Interplay means that architecture quality influences code quality, and vice versa. Software architecture defines programming languages, layers, components, middleware etc., which heavily influence the relevant code patterns. This feature refers to the situation where a poorly conceived and defined architecture can cause code flaws, defects, or anomalies, whereas the subfeature Architecture leads or guides code emphasizes that architecture decisions or patterns can determine the decisions of code structure and patterns.

Recovery :

Architecture recovery is a process to extract architecture information from entities at the code level. The elements in architecture design (e.g., tactics, components, and interfaces) can be reflected in code. The code reflects software architecture components and structure definitions. Architecture can be identified from code artefacts (e.g., code structure or elements). Design patterns are one of them, the structure of the code (say the folder structure, and the file naming policies) will show them too (say, if you are using MVC patterns, you’ll see the models, views and controllers in different folders, quite easy to find).
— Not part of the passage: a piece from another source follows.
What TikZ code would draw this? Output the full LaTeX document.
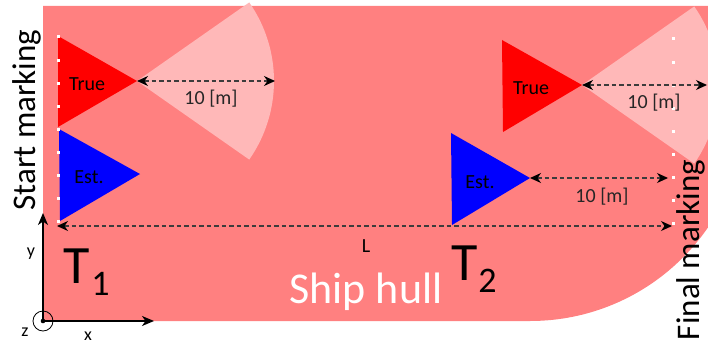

Interrelationships between the SA and SC relationships

The five features of relationships (Transformability, Traceability, Consistency, Interplay, and Recovery) between SA and SC are reported in the literature. A few dedicated approaches and tools in the literature are employed to identify, analyze, and use specific relationships, such as consistency. It is critical to identify, analyze, and use the relationships in order to improve system qualities, especially maintainability and reliability. The cost and effort are the major barriers that hinder identifying, analyzing, and using the relationship. Therefore, the ignorance of the relationship between SA and SC could bring short-term gains for fast development and delivery, but more effort is required to maintain systems in the long run. The benefit of maintainability can be improved by analyzing and using the relationships between SA and SC. Currently, no effective approaches have been available to quantify the benefits and costs. Therefore, the unclear cost-benefit quantification and time pressure for fast delivery hinder the consideration of identifying, analyzing, and using the relationships between SA and SC.